[Rows from a dataset of charts and code]
● ● ● ● ●
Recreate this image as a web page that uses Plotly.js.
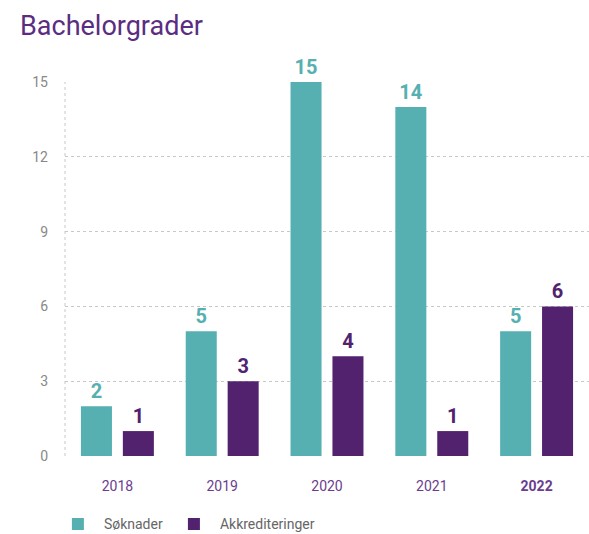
<!DOCTYPE html>
<html><head><meta charset="utf-8">
<script src="https://cdn.plot.ly/plotly-3.0.1.min.js"></script>
<style>body{margin:0;background:#fff}#c{width:589px;height:534px}</style>
</head><body><div id="c"></div>
<script>
const years = ['2018','2019','2020','2021','2022'];
const yearLabels = ['2018','2019','2020','2021','<b>2022</b>'];
const soknader = [2,5,15,14,5];
const akkrediteringer = [1,3,4,1,6];
const seriesNames = ['Søknader','Akkrediteringer'];
const teal = '#56AFB0', purple = '#52226F';
const traces = [
  {type:'bar', name:seriesNames[0], x:years, y:soknader, marker:{color:teal},
   text:soknader.map(String), textposition:'outside', cliponaxis:false,
   textfont:{family:'Roboto', size:20, color:teal, weight:700}, hoverinfo:'none'},
  {type:'bar', name:seriesNames[1], x:years, y:akkrediteringer, marker:{color:purple},
   text:akkrediteringer.map(String), textposition:'outside', cliponaxis:false,
   textfont:{family:'Roboto', size:20, color:purple, weight:700}, hoverinfo:'none'}
];
const layout = {
  width:589, height:534,
  margin:{l:65, r:0, t:82, b:78},
  paper_bgcolor:'#fff', plot_bgcolor:'#fff',
  font:{family:'Roboto', color:'#777'},
  title:{text:'Bachelorgrader', x:0.034, xanchor:'left', y:0.952, yanchor:'middle',
         font:{family:'Roboto', size:27, color:'#5A2D82', weight:400}},
  barmode:'group', bargap:0.20, bargroupgap:0.26,
  xaxis:{type:'category', tickvals:years, ticktext:yearLabels, showgrid:false, automargin:false,
         showline:false, zeroline:false, ticks:'', ticklabelstandoff:20,
         tickfont:{family:'Roboto', size:14, color:'#6A3D8E'}},
  yaxis:{range:[0,15], dtick:3, showgrid:true, gridcolor:'#c8c8c8', griddash:'dot', automargin:false,
         gridwidth:1, zeroline:false, showline:false, ticks:'', ticklabelstandoff:16,
         tickfont:{family:'Roboto', size:14, color:'#888'}},
  shapes:[{type:'line', xref:'paper', yref:'paper', x0:0, x1:0, y0:0, y1:1,
           line:{color:'#c8c8c8', width:1, dash:'dot'}}],
  legend:{orientation:'h', x:-0.025, xanchor:'left', yref:'container', y:0.048, yanchor:'top',
          font:{family:'Roboto', size:14, color:'#666'}, tracegroupgap:0, itemwidth:42},
  showlegend:true
};
Plotly.newPlot('c', traces, layout, {displayModeBar:false, staticPlot:true});
</script></body></html>
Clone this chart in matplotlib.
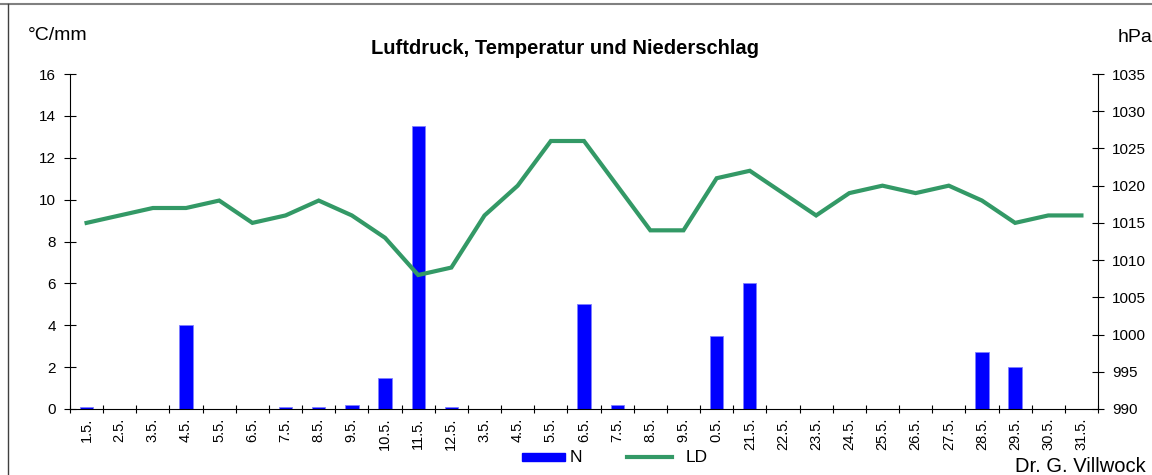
import matplotlib
matplotlib.use("Agg")
import matplotlib.pyplot as plt
from matplotlib.lines import Line2D
from matplotlib.patches import Rectangle
import numpy as np

plt.rcParams['font.family'] = ['Liberation Sans', 'DejaVu Sans']

days = ["1.5.", "2.5.", "3.5.", "4.5.", "5.5.", "6.5.", "7.5.", "8.5.", "9.5.", "10.5.",
        "11.5.", "12.5.", "3.5.", "4.5.", "5.5.", "6.5.", "7.5.", "8.5.", "9.5.", "0.5.",
        "21.5.", "22.5.", "23.5.", "24.5.", "25.5.", "26.5.", "27.5.", "28.5.", "29.5.", "30.5.", "31.5."]
niederschlag = [0.1, 0, 0, 4.0, 0, 0, 0.1, 0.1, 0.2, 1.5,
                13.5, 0.1, 0, 0, 0, 5.0, 0.2, 0, 0, 3.5,
                6.0, 0, 0, 0, 0, 0, 0, 2.7, 2.0, 0, 0]
luftdruck = [1015, 1016, 1017, 1017, 1018, 1015, 1016, 1018, 1016, 1013,
             1008, 1009, 1016, 1020, 1026, 1026, 1020, 1014, 1014, 1021,
             1022, 1019, 1016, 1019, 1020, 1019, 1020, 1018, 1015, 1016, 1016]

W, H = 1152, 475
BLUE = '#0000FF'
GREEN = '#339966'

fig = plt.figure(figsize=(11.52, 4.75), dpi=100)
ax = fig.add_axes([70/W, 1-409/H, (1098-70)/W, (409-74)/H])
x = np.arange(len(days))
ax.bar(x, niederschlag, width=0.4, color=BLUE, edgecolor='#8080ff', linewidth=0.6, zorder=2)
ax.set_xlim(-0.5, len(days)-0.5)
ax.set_ylim(0, 16)
ax.set_yticks(range(0, 17, 2))
# tick marks at category boundaries, labels at category centres
ax.set_xticks(np.arange(len(days) + 1) - 0.5)
ax.set_xticklabels([])
ax.set_xticks(x, minor=True)
ax.set_xticklabels(days, minor=True, rotation=90, fontsize=10.5)
ax.tick_params(axis='x', which='minor', length=0, pad=6)
ax.tick_params(axis='x', which='major', direction='inout', length=6)
ax.tick_params(axis='y', direction='inout', length=8, labelsize=11, pad=6)
ax.spines['top'].set_visible(False)
ax.spines['right'].set_visible(False)

ax2 = ax.twinx()
ax2.plot(x, luftdruck, color=GREEN, linewidth=3, solid_joinstyle='miter', zorder=3)
ax2.set_ylim(990, 1035)
ax2.set_yticks(range(990, 1036, 5))
ax2.tick_params(axis='y', direction='inout', length=8, labelsize=11, pad=6)
ax2.spines['top'].set_visible(False)
ax2.spines['left'].set_visible(False)
ax2.spines['bottom'].set_visible(False)

fig.text(565/W, 1-48/H, "Luftdruck, Temperatur und Niederschlag", ha='center', va='center',
         fontsize=14.5, fontweight='bold')
fig.text(28/W, 1-36/H, "°C/mm", ha='left', va='center', fontsize=14)
fig.text(1118/W, 1-38/H, "hPa", ha='left', va='center', fontsize=14)
fig.text(1146/W, 1-466/H, "Dr. G. Villwock", ha='right', va='center', fontsize=14.5)

# legend (drawn manually to match positions)
fig.add_artist(Rectangle((522/W, 1-461/H), 43/W, 8/H, color=BLUE, transform=fig.transFigure))
fig.text(570/W, 1-457/H, "N", ha='left', va='center', fontsize=12.5)
fig.add_artist(Line2D([627/W, 672/W], [1-457/H, 1-457/H], color=GREEN, linewidth=3,
                      transform=fig.transFigure))
fig.text(686/W, 1-457/H, "LD", ha='left', va='center', fontsize=12.5)

# figure frame lines
fig.add_artist(Line2D([0, 1], [1-4/H, 1-4/H], color='#808080', linewidth=1.5, transform=fig.transFigure))
fig.add_artist(Line2D([8/W, 8/W], [0, 1-4/H], color='#404040', linewidth=1, transform=fig.transFigure))

fig.savefig("out.png", dpi=100)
● ● ● ● ●
» **AIM OF THE EXERCISE**:
Exclude any pictures, and restate word for word the lines from the one containing "Clone this chart in matplotlib." through the one containing "ax.spines['right'].set_visible(False)", both included.

» **RESULT FOR THIS TASK**:
Clone this chart in matplotlib.
import matplotlib
matplotlib.use("Agg")
import matplotlib.pyplot as plt
from matplotlib.lines import Line2D
from matplotlib.patches import Rectangle
import numpy as np

plt.rcParams['font.family'] = ['Liberation Sans', 'DejaVu Sans']

days = ["1.5.", "2.5.", "3.5.", "4.5.", "5.5.", "6.5.", "7.5.", "8.5.", "9.5.", "10.5.",
        "11.5.", "12.5.", "3.5.", "4.5.", "5.5.", "6.5.", "7.5.", "8.5.", "9.5.", "0.5.",
        "21.5.", "22.5.", "23.5.", "24.5.", "25.5.", "26.5.", "27.5.", "28.5.", "29.5.", "30.5.", "31.5."]
niederschlag = [0.1, 0, 0, 4.0, 0, 0, 0.1, 0.1, 0.2, 1.5,
                13.5, 0.1, 0, 0, 0, 5.0, 0.2, 0, 0, 3.5,
                6.0, 0, 0, 0, 0, 0, 0, 2.7, 2.0, 0, 0]
luftdruck = [1015, 1016, 1017, 1017, 1018, 1015, 1016, 1018, 1016, 1013,
             1008, 1009, 1016, 1020, 1026, 1026, 1020, 1014, 1014, 1021,
             1022, 1019, 1016, 1019, 1020, 1019, 1020, 1018, 1015, 1016, 1016]

W, H = 1152, 475
BLUE = '#0000FF'
GREEN = '#339966'

fig = plt.figure(figsize=(11.52, 4.75), dpi=100)
ax = fig.add_axes([70/W, 1-409/H, (1098-70)/W, (409-74)/H])
x = np.arange(len(days))
ax.bar(x, niederschlag, width=0.4, color=BLUE, edgecolor='#8080ff', linewidth=0.6, zorder=2)
ax.set_xlim(-0.5, len(days)-0.5)
ax.set_ylim(0, 16)
ax.set_yticks(range(0, 17, 2))
# tick marks at category boundaries, labels at category centres
ax.set_xticks(np.arange(len(days) + 1) - 0.5)
ax.set_xticklabels([])
ax.set_xticks(x, minor=True)
ax.set_xticklabels(days, minor=True, rotation=90, fontsize=10.5)
ax.tick_params(axis='x', which='minor', length=0, pad=6)
ax.tick_params(axis='x', which='major', direction='inout', length=6)
ax.tick_params(axis='y', direction='inout', length=8, labelsize=11, pad=6)
ax.spines['top'].set_visible(False)
ax.spines['right'].set_visible(False)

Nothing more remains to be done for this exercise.